Many individuals receive all the "spiritual direction" they really need simply by examining their own consciences and confessing their sins sacramentally on a regular and frequent basis as you are doing. Such persons are already cooperating with the Holy Spirit. This is true even if the priest gives no advice and says nothing but what is required of him in hearing confessions and giving the sacramental absolution.

Other persons may find it more useful to have more conversation with the priest about thier own particular spiritual lives. However, the Sacrament of Penance is not meant to be the regular context for that (especially if there is a line of people waiting to confess).

2:32 PM  
Anonymous Anonymous said...

Do you think it is best that one's spiritual director also be one's regular confessor (if the spiritual director is a priest obviously)? I understand that spiritual direction is normally separate from the Sacrament of Penance but I can imagine that there would be benefits to having one's spiritual director as their confessor. I'm not suggesting that detailed Spiritual Direction be given in the confessional (but rather that there be a time set aside and scheduled for this outside the Sacrament).

11:47 AM  
Blogger Father Stephanos, O.S.B. said...

I believe it is workable to have one's priestly spiritual director also serve as one's confessor.

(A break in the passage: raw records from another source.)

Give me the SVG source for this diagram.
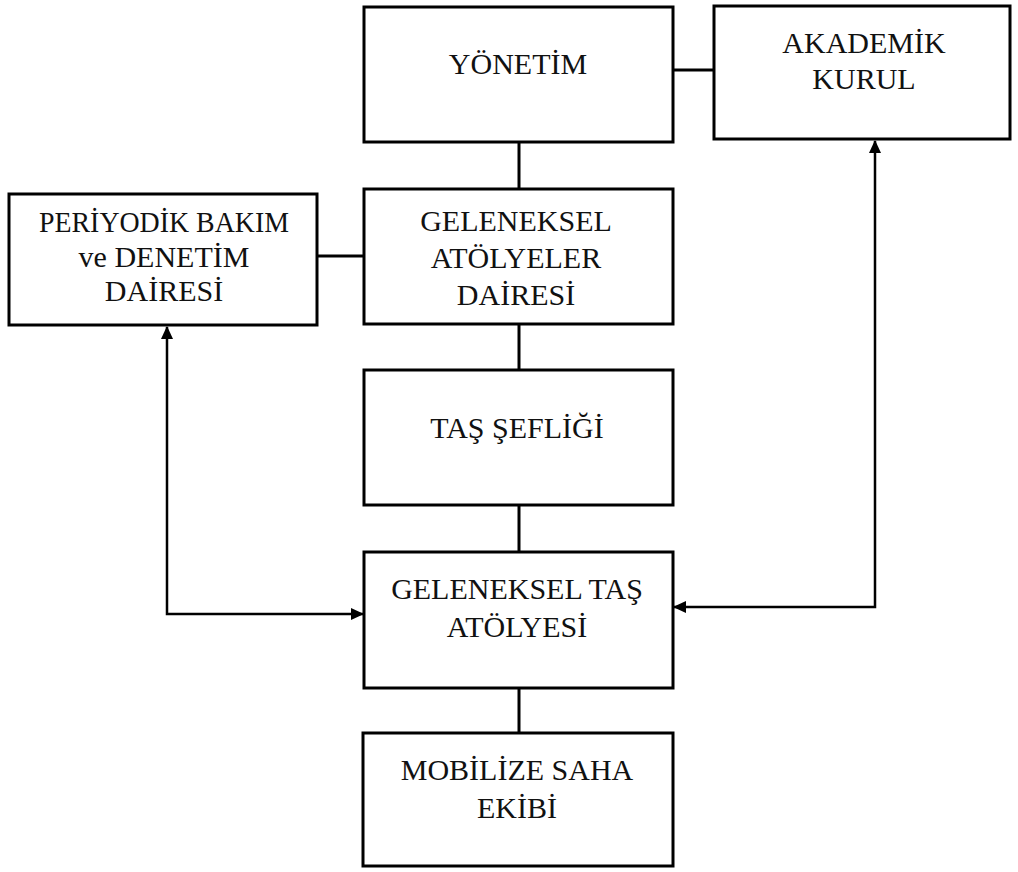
<svg xmlns="http://www.w3.org/2000/svg" width="1018" height="872" viewBox="0 0 1018 872">
<style>
.box{fill:#fff;stroke:#000;stroke-width:3}
.ln{fill:none;stroke:#000;stroke-width:3}
.ar{fill:none;stroke:#000;stroke-width:2.5}
text{font-family:"Liberation Serif","Times New Roman",serif;font-size:30px;fill:#111;text-anchor:middle}
</style>
<defs>
<marker id="ah" viewBox="0 0 13 12" refX="12" refY="6" markerWidth="13" markerHeight="12" markerUnits="userSpaceOnUse" orient="auto-start-reverse">
<path d="M0,0 L13,6 L0,12 Z" fill="#000"/>
</marker>
</defs>
<g id="connectors">
<line class="ln" x1="673" y1="70" x2="714" y2="70"/>
<line class="ln" x1="519" y1="142" x2="519" y2="189"/>
<line class="ln" x1="317" y1="256" x2="363" y2="256"/>
<line class="ln" x1="519" y1="324" x2="519" y2="370"/>
<line class="ln" x1="519" y1="505" x2="519" y2="552"/>
<line class="ln" x1="519" y1="688" x2="519" y2="733"/>
<polyline class="ar" points="167,327 167,614 363,614" marker-start="url(#ah)" marker-end="url(#ah)"/>
<polyline class="ar" points="674,607 875,607 875,141" marker-start="url(#ah)" marker-end="url(#ah)"/>
</g>
<g id="yonetim">
<rect class="box" x="364" y="7" width="309" height="135"/>
<text x="518" y="74">YÖNETİM</text>
</g>
<g id="akademik">
<rect class="box" x="714" y="6" width="296" height="133"/>
<text x="864" y="53">AKADEMİK</text>
<text x="864" y="89">KURUL</text>
</g>
<g id="periyodik">
<rect class="box" x="9" y="194" width="308" height="131"/>
<text x="164" y="232" textLength="250" lengthAdjust="spacingAndGlyphs">PERİYODİK BAKIM</text>
<text x="164" y="267">ve DENETİM</text>
<text x="164" y="301">DAİRESİ</text>
</g>
<g id="geleneksel-atolyeler">
<rect class="box" x="364" y="189" width="309" height="135"/>
<text x="516" y="231">GELENEKSEL</text>
<text x="516" y="268">ATÖLYELER</text>
<text x="516" y="305">DAİRESİ</text>
</g>
<g id="tas-sefligi">
<rect class="box" x="364" y="370" width="309" height="135"/>
<text x="517" y="438">TAŞ ŞEFLİĞİ</text>
</g>
<g id="geleneksel-tas">
<rect class="box" x="364" y="552" width="309" height="136"/>
<text x="517" y="599">GELENEKSEL TAŞ</text>
<text x="517" y="637">ATÖLYESİ</text>
</g>
<g id="mobilize">
<rect class="box" x="363" y="733" width="310" height="133"/>
<text x="517" y="780">MOBİLİZE SAHA</text>
<text x="517" y="818">EKİBİ</text>
</g>
</svg>
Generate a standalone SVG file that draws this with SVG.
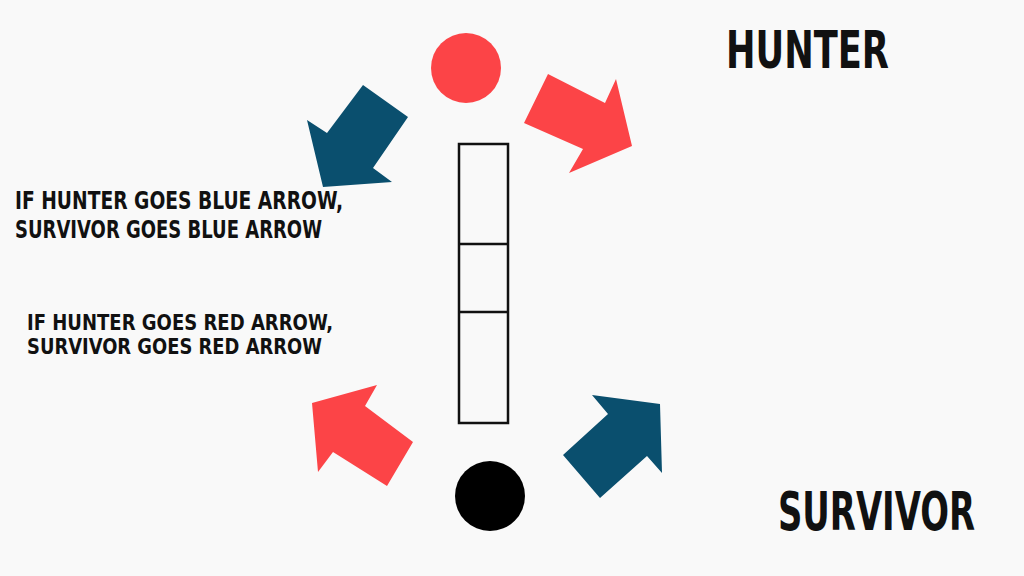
<svg xmlns="http://www.w3.org/2000/svg" width="1024" height="576" viewBox="0 0 1024 576">
<style>
.red{fill:#fc4447}
.blue{fill:#0a4f6e}
.box{fill:none;stroke:#111;stroke-width:2.5}
.t{font-family:"Liberation Sans Narrow","DejaVu Sans Condensed","Liberation Sans",sans-serif;font-weight:bold;fill:#111}
</style>
<rect width="1024" height="576" fill="#f9f9f9"/>
<g id="hunter-dot"><circle cx="466" cy="68" r="35" class="red"/></g>
<g id="survivor-dot"><circle cx="490" cy="496" r="35" fill="#000"/></g>
<g id="wall">
<rect x="459" y="144" width="49" height="279" class="box"/>
<line x1="459" y1="244" x2="508" y2="244" class="box"/>
<line x1="459" y1="312" x2="508" y2="312" class="box"/>
</g>
<g id="connectors">
<polygon id="arrow-blue-tl" class="blue" points="363,85 408,117 373,168 392,182 323,187 307,120 327,133"/>
<polygon id="arrow-red-tr" class="red" points="548,74 605,103 616,79 632,146 569,173 583,149 524,123"/>
<polygon id="arrow-red-bl" class="red" points="413,442 387,486 333,452 318,472 312,403 377,385 365,406"/>
<polygon id="arrow-blue-br" class="blue" points="563,455 608,414 592,395 660,404 662,473 647,456 600,498"/>
</g>
<g id="label-hunter"><text class="t" x="726" y="68" font-size="52" textLength="163" lengthAdjust="spacingAndGlyphs">HUNTER</text></g>
<g id="label-survivor"><text class="t" x="778" y="530" font-size="53" textLength="197" lengthAdjust="spacingAndGlyphs">SURVIVOR</text></g>
<g id="note-blue">
<text class="t" x="15" y="209" font-size="24" textLength="328" lengthAdjust="spacingAndGlyphs">IF HUNTER GOES BLUE ARROW,</text>
<text class="t" x="15" y="238" font-size="24" textLength="307" lengthAdjust="spacingAndGlyphs">SURVIVOR GOES BLUE ARROW</text>
</g>
<g id="note-red">
<text class="t" x="27" y="330" font-size="22" textLength="306" lengthAdjust="spacingAndGlyphs">IF HUNTER GOES RED ARROW,</text>
<text class="t" x="27" y="354" font-size="22" textLength="295" lengthAdjust="spacingAndGlyphs">SURVIVOR GOES RED ARROW</text>
</g>
</svg>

I wouldn't call it the literal "best", but only for one reason. It may turn out that one has confessed something that the priest must then never himself bring up in speaking with you outside of that confession. It may be something that is crucial for him to be free to discuss with you in spiritual direction if he is also your spiritual director. However, you must bring it up in spiritual direction yourself. He is not free to do so.

For that reason, it may be more fruitful to have one's confessor be someone distinct from one's spiritual director.

11:56 AM  
Anonymous Anonymous said...

I'm a hard corps, depraved sinner who wishes he were a good catholic--I have a spiritual director who is a great help to me, yet your little list of basics strikes like a bolt! Thank you, and if we meet in heaven, I hope to shake your hand.